— EXERCISE OBJECTIVE —
Begin with the line that contains "Write the matplotlib code for this chart." and end with the line that contains "off_y = [412, 412, 448, 448]", transcribing exactly each line in that stretch and no other.
Start MATERIAL FOR THIS EXERCISE
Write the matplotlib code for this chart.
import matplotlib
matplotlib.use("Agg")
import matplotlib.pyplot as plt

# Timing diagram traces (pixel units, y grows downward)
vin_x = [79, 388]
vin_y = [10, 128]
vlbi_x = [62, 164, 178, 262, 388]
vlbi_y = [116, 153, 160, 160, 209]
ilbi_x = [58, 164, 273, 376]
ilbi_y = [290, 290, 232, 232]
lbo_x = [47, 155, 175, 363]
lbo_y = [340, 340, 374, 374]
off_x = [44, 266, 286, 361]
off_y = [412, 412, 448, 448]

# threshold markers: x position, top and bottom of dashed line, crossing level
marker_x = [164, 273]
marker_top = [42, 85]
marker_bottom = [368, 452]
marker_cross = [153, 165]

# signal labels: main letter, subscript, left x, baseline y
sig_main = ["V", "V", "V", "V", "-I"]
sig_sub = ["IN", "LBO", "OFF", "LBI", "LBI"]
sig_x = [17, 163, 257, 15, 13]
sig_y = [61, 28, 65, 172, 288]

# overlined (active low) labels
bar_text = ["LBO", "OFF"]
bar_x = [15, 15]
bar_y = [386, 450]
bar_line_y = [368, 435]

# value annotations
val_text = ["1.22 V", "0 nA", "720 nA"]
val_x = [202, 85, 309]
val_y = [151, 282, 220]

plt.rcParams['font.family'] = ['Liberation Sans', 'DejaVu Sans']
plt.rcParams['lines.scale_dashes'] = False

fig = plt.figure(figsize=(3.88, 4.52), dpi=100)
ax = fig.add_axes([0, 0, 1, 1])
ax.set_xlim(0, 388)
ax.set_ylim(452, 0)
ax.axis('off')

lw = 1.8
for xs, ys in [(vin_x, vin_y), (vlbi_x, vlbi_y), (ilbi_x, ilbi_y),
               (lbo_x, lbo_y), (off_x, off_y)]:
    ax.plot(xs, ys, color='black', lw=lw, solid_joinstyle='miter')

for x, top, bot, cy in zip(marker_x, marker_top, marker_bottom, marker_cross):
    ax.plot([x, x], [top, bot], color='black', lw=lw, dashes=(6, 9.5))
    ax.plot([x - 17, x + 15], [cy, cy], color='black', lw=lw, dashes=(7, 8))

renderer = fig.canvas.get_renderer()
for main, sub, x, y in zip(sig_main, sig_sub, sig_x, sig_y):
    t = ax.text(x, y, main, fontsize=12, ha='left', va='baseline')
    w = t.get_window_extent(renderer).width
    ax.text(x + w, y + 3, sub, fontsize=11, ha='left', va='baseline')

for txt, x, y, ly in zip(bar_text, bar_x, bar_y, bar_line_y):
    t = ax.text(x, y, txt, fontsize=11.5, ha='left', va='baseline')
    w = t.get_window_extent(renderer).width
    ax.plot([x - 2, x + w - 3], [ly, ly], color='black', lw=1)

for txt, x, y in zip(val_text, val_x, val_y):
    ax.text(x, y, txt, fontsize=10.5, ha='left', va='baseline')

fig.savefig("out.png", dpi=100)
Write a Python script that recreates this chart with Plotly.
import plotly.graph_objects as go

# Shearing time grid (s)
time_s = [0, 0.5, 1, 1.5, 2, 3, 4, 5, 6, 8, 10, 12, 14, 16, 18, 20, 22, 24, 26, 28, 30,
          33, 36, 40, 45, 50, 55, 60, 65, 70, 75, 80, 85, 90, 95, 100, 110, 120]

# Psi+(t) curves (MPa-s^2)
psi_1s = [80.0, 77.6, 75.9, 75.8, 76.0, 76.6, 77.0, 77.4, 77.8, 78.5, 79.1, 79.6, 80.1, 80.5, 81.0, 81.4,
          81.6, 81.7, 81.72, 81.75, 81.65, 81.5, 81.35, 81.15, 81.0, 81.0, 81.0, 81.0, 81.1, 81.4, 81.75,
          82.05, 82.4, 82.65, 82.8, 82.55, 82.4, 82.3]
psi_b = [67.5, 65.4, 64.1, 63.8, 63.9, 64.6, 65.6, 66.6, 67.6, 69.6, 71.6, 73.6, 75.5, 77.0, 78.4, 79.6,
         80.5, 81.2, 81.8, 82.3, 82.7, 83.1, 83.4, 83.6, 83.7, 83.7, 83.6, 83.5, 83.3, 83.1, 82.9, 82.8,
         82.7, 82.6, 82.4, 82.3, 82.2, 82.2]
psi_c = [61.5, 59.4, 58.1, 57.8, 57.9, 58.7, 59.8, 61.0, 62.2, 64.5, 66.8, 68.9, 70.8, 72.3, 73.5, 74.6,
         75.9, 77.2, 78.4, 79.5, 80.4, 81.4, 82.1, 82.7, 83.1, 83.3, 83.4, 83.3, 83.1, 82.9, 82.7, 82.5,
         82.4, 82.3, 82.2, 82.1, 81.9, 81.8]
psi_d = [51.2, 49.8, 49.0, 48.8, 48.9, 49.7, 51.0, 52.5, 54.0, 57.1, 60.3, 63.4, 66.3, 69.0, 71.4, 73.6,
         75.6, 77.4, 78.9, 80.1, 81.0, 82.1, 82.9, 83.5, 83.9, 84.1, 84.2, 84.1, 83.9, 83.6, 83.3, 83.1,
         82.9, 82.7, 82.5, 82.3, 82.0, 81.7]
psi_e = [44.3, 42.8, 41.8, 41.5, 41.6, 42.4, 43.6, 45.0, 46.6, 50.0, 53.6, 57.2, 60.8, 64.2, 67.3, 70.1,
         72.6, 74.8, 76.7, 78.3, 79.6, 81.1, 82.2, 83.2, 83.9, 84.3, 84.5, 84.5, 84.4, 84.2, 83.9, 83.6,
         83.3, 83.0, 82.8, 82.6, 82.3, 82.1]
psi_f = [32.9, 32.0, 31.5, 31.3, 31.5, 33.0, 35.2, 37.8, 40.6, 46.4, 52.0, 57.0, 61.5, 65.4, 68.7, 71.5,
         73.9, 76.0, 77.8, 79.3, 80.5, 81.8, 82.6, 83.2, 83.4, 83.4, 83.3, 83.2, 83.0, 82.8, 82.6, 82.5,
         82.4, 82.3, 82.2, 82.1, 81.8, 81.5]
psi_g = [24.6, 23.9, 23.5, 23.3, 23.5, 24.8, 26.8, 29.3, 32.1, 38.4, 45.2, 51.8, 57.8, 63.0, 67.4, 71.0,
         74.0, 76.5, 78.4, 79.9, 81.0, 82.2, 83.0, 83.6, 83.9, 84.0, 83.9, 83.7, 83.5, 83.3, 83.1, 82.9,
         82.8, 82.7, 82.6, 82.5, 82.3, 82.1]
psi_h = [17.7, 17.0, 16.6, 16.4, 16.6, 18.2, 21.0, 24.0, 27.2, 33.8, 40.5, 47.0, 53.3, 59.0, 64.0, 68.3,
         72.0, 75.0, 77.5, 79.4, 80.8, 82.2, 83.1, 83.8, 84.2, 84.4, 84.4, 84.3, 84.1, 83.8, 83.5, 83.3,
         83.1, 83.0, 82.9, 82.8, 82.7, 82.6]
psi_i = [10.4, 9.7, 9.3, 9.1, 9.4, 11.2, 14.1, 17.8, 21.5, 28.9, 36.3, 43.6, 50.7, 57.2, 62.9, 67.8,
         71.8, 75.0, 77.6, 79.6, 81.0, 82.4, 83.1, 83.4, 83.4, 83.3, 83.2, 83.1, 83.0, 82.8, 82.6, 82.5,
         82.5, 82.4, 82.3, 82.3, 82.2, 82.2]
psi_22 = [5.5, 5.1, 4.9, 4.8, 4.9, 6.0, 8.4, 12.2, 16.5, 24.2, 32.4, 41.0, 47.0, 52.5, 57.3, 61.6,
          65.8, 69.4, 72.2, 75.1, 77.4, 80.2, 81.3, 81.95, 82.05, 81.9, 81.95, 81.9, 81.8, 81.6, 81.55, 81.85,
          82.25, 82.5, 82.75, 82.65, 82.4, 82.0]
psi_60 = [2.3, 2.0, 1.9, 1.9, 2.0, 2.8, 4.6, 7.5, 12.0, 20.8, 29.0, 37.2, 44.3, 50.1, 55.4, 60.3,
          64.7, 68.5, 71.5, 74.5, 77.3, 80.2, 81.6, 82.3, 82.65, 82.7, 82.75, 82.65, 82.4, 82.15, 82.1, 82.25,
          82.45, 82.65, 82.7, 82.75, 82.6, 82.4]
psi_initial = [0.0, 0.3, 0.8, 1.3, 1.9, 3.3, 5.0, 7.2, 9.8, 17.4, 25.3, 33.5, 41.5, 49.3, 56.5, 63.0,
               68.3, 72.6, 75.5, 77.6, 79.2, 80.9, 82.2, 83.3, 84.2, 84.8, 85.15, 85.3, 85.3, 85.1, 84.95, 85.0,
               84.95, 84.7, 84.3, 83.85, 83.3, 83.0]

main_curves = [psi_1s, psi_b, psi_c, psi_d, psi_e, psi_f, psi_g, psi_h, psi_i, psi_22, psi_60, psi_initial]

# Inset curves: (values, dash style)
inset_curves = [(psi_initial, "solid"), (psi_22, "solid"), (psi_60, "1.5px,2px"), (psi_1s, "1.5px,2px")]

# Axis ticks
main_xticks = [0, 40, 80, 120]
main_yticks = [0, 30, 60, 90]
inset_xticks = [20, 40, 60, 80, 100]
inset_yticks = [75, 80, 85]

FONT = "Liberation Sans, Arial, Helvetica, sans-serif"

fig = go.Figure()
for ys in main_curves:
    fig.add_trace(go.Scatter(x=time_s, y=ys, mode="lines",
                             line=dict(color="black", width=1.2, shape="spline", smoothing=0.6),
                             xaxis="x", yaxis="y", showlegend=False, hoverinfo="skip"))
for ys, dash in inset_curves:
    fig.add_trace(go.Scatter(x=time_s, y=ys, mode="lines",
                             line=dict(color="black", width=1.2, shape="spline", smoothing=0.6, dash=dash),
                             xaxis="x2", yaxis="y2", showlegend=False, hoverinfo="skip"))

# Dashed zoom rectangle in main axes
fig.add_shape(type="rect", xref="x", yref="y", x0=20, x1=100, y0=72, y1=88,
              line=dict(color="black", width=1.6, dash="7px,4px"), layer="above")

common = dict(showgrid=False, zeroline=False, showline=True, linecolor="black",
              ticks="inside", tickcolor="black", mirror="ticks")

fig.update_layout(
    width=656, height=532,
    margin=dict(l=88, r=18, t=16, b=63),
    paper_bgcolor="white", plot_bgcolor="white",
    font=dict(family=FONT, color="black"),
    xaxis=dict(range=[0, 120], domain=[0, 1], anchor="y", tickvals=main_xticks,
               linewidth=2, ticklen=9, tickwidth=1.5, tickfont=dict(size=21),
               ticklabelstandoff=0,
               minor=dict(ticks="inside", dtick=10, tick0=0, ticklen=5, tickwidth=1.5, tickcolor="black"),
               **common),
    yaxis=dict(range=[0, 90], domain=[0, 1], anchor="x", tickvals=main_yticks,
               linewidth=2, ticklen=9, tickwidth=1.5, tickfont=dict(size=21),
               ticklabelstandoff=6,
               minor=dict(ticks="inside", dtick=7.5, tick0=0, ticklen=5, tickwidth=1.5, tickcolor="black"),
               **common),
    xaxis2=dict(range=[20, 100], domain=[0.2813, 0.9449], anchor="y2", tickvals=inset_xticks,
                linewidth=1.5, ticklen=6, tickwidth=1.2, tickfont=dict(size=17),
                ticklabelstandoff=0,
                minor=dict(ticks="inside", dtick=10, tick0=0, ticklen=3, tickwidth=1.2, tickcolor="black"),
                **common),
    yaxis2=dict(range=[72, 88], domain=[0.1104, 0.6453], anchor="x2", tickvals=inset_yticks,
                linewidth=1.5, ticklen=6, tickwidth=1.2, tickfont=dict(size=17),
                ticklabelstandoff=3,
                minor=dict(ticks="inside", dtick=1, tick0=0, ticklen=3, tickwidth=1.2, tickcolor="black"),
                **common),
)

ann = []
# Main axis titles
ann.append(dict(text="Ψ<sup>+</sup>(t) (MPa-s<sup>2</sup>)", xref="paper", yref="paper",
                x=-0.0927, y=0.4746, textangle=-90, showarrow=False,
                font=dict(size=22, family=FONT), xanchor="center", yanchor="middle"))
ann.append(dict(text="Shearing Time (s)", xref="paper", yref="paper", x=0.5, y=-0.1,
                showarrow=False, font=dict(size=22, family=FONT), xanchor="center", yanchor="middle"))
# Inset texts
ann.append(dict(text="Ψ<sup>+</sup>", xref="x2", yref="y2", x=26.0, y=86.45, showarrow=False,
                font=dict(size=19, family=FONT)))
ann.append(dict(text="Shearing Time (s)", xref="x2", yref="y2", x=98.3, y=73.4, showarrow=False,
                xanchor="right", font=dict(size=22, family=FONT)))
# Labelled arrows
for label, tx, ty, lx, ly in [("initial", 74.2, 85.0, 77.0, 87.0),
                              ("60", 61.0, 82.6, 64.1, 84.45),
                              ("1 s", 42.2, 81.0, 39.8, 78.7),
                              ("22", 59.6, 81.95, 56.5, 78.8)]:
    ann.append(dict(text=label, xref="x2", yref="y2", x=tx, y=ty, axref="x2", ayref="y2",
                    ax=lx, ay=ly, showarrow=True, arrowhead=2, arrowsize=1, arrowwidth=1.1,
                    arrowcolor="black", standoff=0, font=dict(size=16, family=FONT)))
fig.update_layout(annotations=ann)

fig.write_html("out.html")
End MATERIAL FOR THIS EXERCISE
Start MATERIAL FOR THIS EXERCISE
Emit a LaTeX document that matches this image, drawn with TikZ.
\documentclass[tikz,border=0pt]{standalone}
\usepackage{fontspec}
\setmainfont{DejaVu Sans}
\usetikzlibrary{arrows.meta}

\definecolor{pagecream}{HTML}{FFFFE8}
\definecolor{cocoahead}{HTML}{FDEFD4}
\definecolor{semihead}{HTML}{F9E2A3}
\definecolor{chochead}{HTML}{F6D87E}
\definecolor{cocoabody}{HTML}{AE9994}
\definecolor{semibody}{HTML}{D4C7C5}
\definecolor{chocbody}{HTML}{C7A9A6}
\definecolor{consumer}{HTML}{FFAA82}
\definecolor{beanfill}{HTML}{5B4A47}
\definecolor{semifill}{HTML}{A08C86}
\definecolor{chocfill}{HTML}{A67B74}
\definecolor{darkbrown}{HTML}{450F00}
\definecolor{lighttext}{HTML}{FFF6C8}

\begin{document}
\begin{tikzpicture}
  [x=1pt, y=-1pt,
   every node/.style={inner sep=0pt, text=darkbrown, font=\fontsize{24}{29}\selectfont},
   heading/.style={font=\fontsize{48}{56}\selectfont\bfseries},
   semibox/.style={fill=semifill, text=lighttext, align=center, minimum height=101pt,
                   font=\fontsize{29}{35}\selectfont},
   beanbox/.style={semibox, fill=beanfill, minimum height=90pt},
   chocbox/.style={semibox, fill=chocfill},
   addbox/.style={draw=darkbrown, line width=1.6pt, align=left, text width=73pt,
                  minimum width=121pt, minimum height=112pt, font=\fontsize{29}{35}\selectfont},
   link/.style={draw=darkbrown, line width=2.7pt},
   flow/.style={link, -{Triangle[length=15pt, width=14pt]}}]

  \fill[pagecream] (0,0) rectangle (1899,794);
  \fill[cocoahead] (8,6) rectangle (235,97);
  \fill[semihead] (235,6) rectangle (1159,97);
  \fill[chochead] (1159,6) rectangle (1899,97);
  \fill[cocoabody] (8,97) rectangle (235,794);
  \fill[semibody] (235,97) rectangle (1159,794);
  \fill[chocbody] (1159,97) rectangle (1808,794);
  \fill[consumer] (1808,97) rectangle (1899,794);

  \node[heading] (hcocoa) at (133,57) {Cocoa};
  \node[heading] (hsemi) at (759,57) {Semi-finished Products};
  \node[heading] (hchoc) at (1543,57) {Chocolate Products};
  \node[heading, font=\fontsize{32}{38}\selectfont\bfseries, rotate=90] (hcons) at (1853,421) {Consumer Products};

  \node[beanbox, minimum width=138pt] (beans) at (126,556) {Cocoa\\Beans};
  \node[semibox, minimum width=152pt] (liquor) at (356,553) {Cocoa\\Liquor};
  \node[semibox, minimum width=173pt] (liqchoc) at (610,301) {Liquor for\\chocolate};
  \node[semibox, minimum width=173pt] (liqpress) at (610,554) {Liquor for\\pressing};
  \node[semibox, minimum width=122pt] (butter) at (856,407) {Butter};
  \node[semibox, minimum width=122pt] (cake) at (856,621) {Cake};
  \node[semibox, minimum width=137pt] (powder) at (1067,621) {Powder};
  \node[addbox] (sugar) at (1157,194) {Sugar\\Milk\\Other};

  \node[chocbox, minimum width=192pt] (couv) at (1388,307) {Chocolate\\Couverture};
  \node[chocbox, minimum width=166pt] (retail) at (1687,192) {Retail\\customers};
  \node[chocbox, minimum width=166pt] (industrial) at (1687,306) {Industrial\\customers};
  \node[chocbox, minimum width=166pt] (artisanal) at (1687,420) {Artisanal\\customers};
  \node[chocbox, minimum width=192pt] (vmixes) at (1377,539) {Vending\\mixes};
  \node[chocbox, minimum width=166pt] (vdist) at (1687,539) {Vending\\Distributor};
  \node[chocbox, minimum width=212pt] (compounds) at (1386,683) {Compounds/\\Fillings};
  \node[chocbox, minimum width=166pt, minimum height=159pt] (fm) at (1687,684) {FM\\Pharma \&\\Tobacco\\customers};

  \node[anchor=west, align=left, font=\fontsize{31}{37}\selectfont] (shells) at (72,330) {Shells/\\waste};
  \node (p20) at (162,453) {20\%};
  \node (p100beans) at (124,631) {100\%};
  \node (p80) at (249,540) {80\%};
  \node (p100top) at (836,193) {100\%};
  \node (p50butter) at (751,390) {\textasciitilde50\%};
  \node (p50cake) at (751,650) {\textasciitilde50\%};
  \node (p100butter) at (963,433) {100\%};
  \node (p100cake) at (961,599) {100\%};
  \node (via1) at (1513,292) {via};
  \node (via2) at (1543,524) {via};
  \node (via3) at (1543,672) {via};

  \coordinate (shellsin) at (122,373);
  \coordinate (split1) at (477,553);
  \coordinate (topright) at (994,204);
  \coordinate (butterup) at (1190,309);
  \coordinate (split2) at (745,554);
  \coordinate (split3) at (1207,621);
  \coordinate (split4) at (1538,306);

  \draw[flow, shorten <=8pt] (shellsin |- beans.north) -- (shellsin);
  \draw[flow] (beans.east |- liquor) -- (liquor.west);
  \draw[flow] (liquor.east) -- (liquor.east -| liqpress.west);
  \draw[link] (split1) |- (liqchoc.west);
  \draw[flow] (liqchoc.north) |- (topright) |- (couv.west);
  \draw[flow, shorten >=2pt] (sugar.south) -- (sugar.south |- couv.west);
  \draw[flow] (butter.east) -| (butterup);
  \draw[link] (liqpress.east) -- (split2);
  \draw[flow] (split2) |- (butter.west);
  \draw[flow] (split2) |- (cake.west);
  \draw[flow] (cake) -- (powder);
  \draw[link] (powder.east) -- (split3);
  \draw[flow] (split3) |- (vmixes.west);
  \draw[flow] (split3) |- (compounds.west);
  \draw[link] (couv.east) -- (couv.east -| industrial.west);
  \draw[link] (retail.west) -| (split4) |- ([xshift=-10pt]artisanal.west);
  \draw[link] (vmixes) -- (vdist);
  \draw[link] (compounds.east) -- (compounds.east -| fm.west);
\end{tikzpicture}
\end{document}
End MATERIAL FOR THIS EXERCISE
— OUTPUT —
Write the matplotlib code for this chart.
import matplotlib
matplotlib.use("Agg")
import matplotlib.pyplot as plt

# Timing diagram traces (pixel units, y grows downward)
vin_x = [79, 388]
vin_y = [10, 128]
vlbi_x = [62, 164, 178, 262, 388]
vlbi_y = [116, 153, 160, 160, 209]
ilbi_x = [58, 164, 273, 376]
ilbi_y = [290, 290, 232, 232]
lbo_x = [47, 155, 175, 363]
lbo_y = [340, 340, 374, 374]
off_x = [44, 266, 286, 361]
off_y = [412, 412, 448, 448]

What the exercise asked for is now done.